As a great example, James Prigioni from the popular YouTube channel The Gardening Channel With James Prigioni has grown an amazingly abundant food forest in his 1/3 acre backyard in New Jersey. He’s growing tons of plants together including apples, peaches, grapes, and tomatoes.
While it can take time, growing a food forest is an exciting way to grow a garden while getting the best efficiency in terms of space and harvest.
10. Produces More Food
Today, we often believe that the only way to grow more food is to add more chemical fertilizer. This has been the line of thinking since chemical fertilizers were invented in 1903.
However, we’re now finding out that while these industrial fertilizers can help in the short term, they often have long-term consequences that ultimately turn living soil into dead dirt. And once the soil dies, it also has a series of negative cascading effects on the remaining plants and animals.
Clearly, agriculture was not also invented in 1903—it’s been largely successful for many thousands of years and across countless civilizations.
So, what did we do before chemical fertilizers?
In cultures that were more synchronized with nature, such as the Native Americans, crop rotation and intercropping were popular and effective methods.
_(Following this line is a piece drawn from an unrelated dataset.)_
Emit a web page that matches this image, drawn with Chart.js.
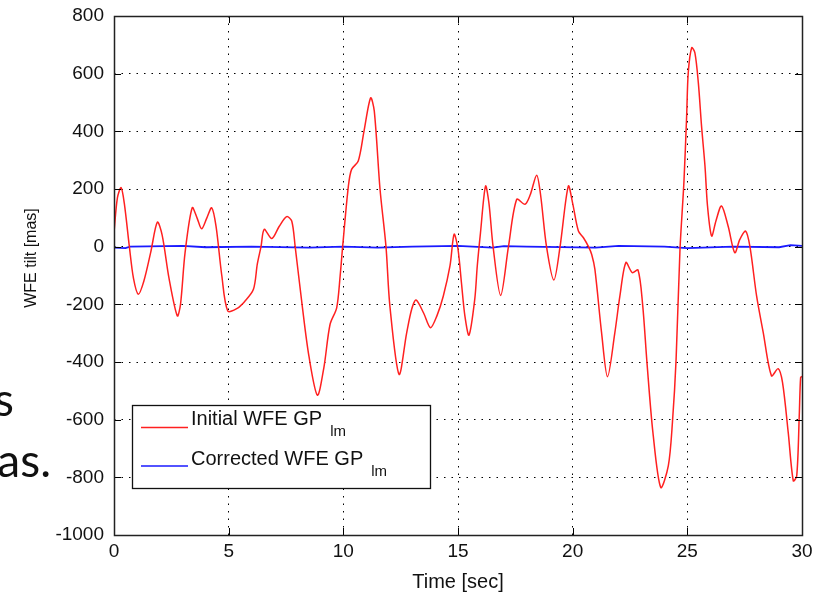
<!DOCTYPE html>
<html>
<head>
<meta charset="utf-8">
<title>WFE tilt</title>
<script src="https://cdn.jsdelivr.net/npm/chart.js@4/dist/chart.umd.min.js"></script>
<style>
    html, body { margin: 0; padding: 0; background: #fff; }
    #wrap { position: relative; width: 815px; height: 594px; overflow: hidden; }
    #wfeChart { position: absolute; left: 0; top: 0; }
    .slide-text {
        position: absolute;
        font-family: Lato, 'Noto Sans', sans-serif;
        font-size: 46px;
        line-height: 46px;
        color: #111;
        white-space: nowrap;
    }
</style>
</head>
<body>
<div id="wrap">
    <canvas id="wfeChart" width="815" height="594"></canvas>
    <div class="slide-text" style="right: 801px; top: 376px;">s</div>
    <div class="slide-text" style="right: 764px; top: 437px;">as.</div>
</div>
<script>
// ─── Data ─────────────────────────────────────────────────────────────────

const initialTime = [
    0, 0.15, 0.31, 0.45, 0.67, 0.85, 1.06, 1.3, 1.6, 1.89,
    2.1, 2.4, 2.76, 2.9, 3.1, 3.41, 3.62, 3.82, 4.05, 4.26,
    4.45, 4.7, 4.96, 5.35, 5.7, 6.08, 6.25, 6.41, 6.55, 6.88,
    7.2, 7.53, 7.75, 7.9, 8.2, 8.5, 8.87, 9.15, 9.42, 9.71,
    9.86, 9.97, 10.22, 10.36, 10.65, 10.9, 11.19, 11.35, 11.6, 11.86,
    12.03, 12.43, 12.76, 12.98, 13.17, 13.5, 13.8, 14.08, 14.36, 14.65,
    14.83, 15.0, 15.15, 15.3, 15.48, 15.73, 15.84, 15.98, 16.2, 16.35,
    16.53, 16.86, 17.2, 17.56, 17.92, 18.15, 18.43, 18.6, 18.86, 19.18,
    19.45, 19.81, 20.0, 20.25, 20.47, 20.69, 20.83, 20.97, 21.26, 21.52,
    21.84, 22.06, 22.32, 22.6, 22.85, 23.05, 23.24, 23.5, 23.84, 24.17,
    24.35, 24.51, 24.68, 24.85, 24.97, 25.04, 25.19, 25.33, 25.48, 25.62,
    25.77, 25.88, 26.06, 26.25, 26.49, 26.78, 27.07, 27.29, 27.54, 27.73,
    28.02, 28.31, 28.67, 28.96, 29.15, 29.4, 29.62, 29.77, 29.88, 29.94,
    30.0
];
const initialWfe = [
    50, 170, 205, 150, 0, -110, -165, -120, -20, 85,
    40, -110, -240, -200, -20, 135, 100, 62, 100, 135,
    70, -100, -223, -215, -190, -148, -60, 0, 60, 28,
    70, 104, 89, 0, -200, -380, -515, -420, -270, -212,
    -102, 0, 210, 268, 297, 400, 516, 470, 199, 0,
    -206, -443, -300, -217, -185, -230, -281, -240, -171, -67,
    43, -9, -125, -240, -307, -183, -67, 48, 210, 150,
    0, -169, 0, 164, 147, 180, 248, 180, 0, -116,
    0, 210, 150, 54, 31, 0, -27, -79, -298, -451,
    -298, -171, -55, -90, -81, -200, -402, -645, -835, -760,
    -610, -391, -9, 222, 453, 603, 690, 672, 568, 418,
    279, 141, 37, 90, 141, 71, -21, 25, 54, 0,
    -171, -298, -448, -423, -471, -645, -812, -795, -587, -454,
    -450
];

const correctedTime = [0, 0.5, 0.7, 3, 4, 6, 8.5, 10, 11.5, 13, 15, 16.5, 17, 18, 21, 22, 24, 25, 27, 29, 29.5, 30];
const correctedWfe  = [-3, -5, 0, 3, -2, 0, -3, 0, -3, 0, 3, -3, 2, 0, -3, 3, 0, -5, 0, -2, 5, 3];

const xTicks = [0, 5, 10, 15, 20, 25, 30];
const yTicks = [-1000, -800, -600, -400, -200, 0, 200, 400, 600, 800];

const seriesNames = ['Initial WFE GP', 'Corrected WFE GP'];
const seriesSub = 'lm';
const seriesColors = ['#ff2020', '#1a1aff'];

const xTitle = 'Time [sec]';
const yTitle = 'WFE tilt [mas]';

// ─── Helpers ──────────────────────────────────────────────────────────────

const AXIS_FONT = 'Liberation Sans';

function toPoints(xs, ys) {
    return xs.map((x, i) => ({ x, y: ys[i] }));
}

// Fix the axis box size and drop the automatic label overhang padding,
// so the plot frame lands where the reference has it.
function fixedSize(prop, size) {
    return s => {
        s[prop] = size;
        s.paddingTop = s.paddingBottom = s.paddingLeft = s.paddingRight = 0;
    };
}

// MATLAB-style frame, inward ticks, rotated y label and legend
const matlabDecor = {
    id: 'matlabDecor',
    afterDraw(chart) {
        const { ctx, chartArea: a, scales } = chart;
        const tick = 7;
        ctx.save();
        ctx.strokeStyle = '#000';
        ctx.lineWidth = 1;
        ctx.setLineDash([]);

        // inward tick marks on all four sides
        ctx.beginPath();
        xTicks.forEach(v => {
            const px = Math.round(scales.x.getPixelForValue(v)) + 0.5;
            ctx.moveTo(px, a.bottom); ctx.lineTo(px, a.bottom - tick);
            ctx.moveTo(px, a.top); ctx.lineTo(px, a.top + tick);
        });
        yTicks.forEach(v => {
            const py = Math.round(scales.y.getPixelForValue(v)) + 0.5;
            ctx.moveTo(a.left, py); ctx.lineTo(a.left + tick, py);
            ctx.moveTo(a.right, py); ctx.lineTo(a.right - tick, py);
        });
        ctx.stroke();

        // frame
        ctx.lineWidth = 1.5;
        ctx.strokeStyle = '#222';
        ctx.strokeRect(Math.round(a.left) + 0.5, Math.round(a.top) + 0.5,
            Math.round(a.right - a.left), Math.round(a.bottom - a.top));

        // y axis title
        ctx.fillStyle = '#111';
        ctx.font = `16px "${AXIS_FONT}"`;
        ctx.textAlign = 'center';
        ctx.textBaseline = 'middle';
        ctx.translate(32, 258);
        ctx.rotate(-Math.PI / 2);
        ctx.fillText(yTitle, 0, 0);
        ctx.restore();

        // legend box
        ctx.save();
        const box = { x: 132.5, y: 405.5, w: 298, h: 83 };
        ctx.fillStyle = '#fff';
        ctx.fillRect(box.x, box.y, box.w, box.h);
        ctx.strokeStyle = '#111';
        ctx.lineWidth = 1.3;
        ctx.strokeRect(box.x, box.y, box.w, box.h);

        const rows = [427.5, 466];
        const baselines = [425, 465];
        rows.forEach((ly, i) => {
            ctx.strokeStyle = seriesColors[i];
            ctx.lineWidth = 1.5;
            ctx.beginPath();
            ctx.moveTo(141, ly);
            ctx.lineTo(188, ly);
            ctx.stroke();

            ctx.fillStyle = '#111';
            ctx.textAlign = 'left';
            ctx.textBaseline = 'alphabetic';
            ctx.font = `20px "${AXIS_FONT}"`;
            ctx.fillText(seriesNames[i], 191, baselines[i]);
            const w = ctx.measureText(seriesNames[i]).width;
            ctx.font = `15px "${AXIS_FONT}"`;
            ctx.fillText(seriesSub, 191 + w + 8, baselines[i] + 11);
        });
        ctx.restore();
    }
};

// ─── Chart ────────────────────────────────────────────────────────────────

const ctx = document.getElementById('wfeChart').getContext('2d');

new Chart(ctx, {
    type: 'line',
    data: {
        datasets: [{
            label: seriesNames[0],
            data: toPoints(initialTime, initialWfe),
            borderColor: seriesColors[0],
            borderWidth: 1.5,
            pointRadius: 0,
            tension: 0.3,
            fill: false
        }, {
            label: seriesNames[1],
            data: toPoints(correctedTime, correctedWfe),
            borderColor: seriesColors[1],
            borderWidth: 1.8,
            pointRadius: 0,
            tension: 0,
            fill: false
        }]
    },
    options: {
        responsive: false,
        animation: false,
        layout: { padding: { top: 16, right: 13, left: 0, bottom: 0 } },
        plugins: {
            legend: { display: false },
            tooltip: { enabled: false }
        },
        scales: {
            x: {
                type: 'linear',
                min: 0,
                max: 30,
                afterFit: fixedSize('height', 59),
                afterBuildTicks: s => { s.ticks = xTicks.map(v => ({ value: v })); },
                grid: { color: '#000', lineWidth: 1, drawTicks: false },
                border: { display: false, dash: [1.5, 6] },
                ticks: {
                    color: '#111',
                    padding: 5,
                    maxRotation: 0,
                    font: { family: AXIS_FONT, size: 19 },
                    callback: v => String(v)
                },
                title: {
                    display: true,
                    text: xTitle,
                    color: '#111',
                    padding: { top: 0, bottom: 0 },
                    font: { family: AXIS_FONT, size: 20 }
                }
            },
            y: {
                min: -1000,
                max: 800,
                afterFit: fixedSize('width', 114),
                afterBuildTicks: s => { s.ticks = yTicks.map(v => ({ value: v })); },
                grid: { color: '#000', lineWidth: 1, drawTicks: false },
                border: { display: false, dash: [1.5, 6] },
                ticks: {
                    color: '#111',
                    padding: 10,
                    font: { family: AXIS_FONT, size: 19 },
                    callback: v => String(v)
                }
            }
        }
    },
    plugins: [matlabDecor]
});
</script>
</body>
</html>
Again, the Three Sisters is a great example of their understanding of intercropping and companion plants.
And we can still bring these benefits into today’s age.
A recent study showed that planting companion plants alongside strawberries significantly increased the yield and market quality of the berries—as much as 35% more fruits, and 32% more yield by weight (source).
In this study, the companion plant used was borage and specifically increased the number of pollinating flies for the strawberries. However, other flowering plants can have a similar effect, and benefit more than just strawberry plants.
Of course, the reason why many of us garden are to grow nutritious food, and companion plants are a helpful way to increase your harvests.
Keep in mind that there’s not one specific way to grow more food from companion plants. A combination of the other nine benefits above will also result in healthier, more abundant plants and harvests.
Final Thoughts
Just about every plant benefits another plant. Even dandelions (too often thought to be just a weed) provide numerous mutual benefits such as adding nitrogen, boosting pollination, and amending soil.
Before jumping into companion planting first, decide which of the above benefits you’d prefer the most. For example, many gardeners focus on the amount of food their plants produce. Others may want the best pollination and biodiversity.
So, choose the primary benefits you’re seeking. If it’s all of them, consider ranking them based on importance.
Action Step: Refer to the list above and choose the top three benefits you’d like for your garden, or rank these benefits in your preferred order (feel free to add other benefits I may have missed).
While corn, beans, and squash are the most famous pairing of companion plants, there are many others, all with their own benefits. And the best way to identify which plants are companion plants is to simply observe your garden.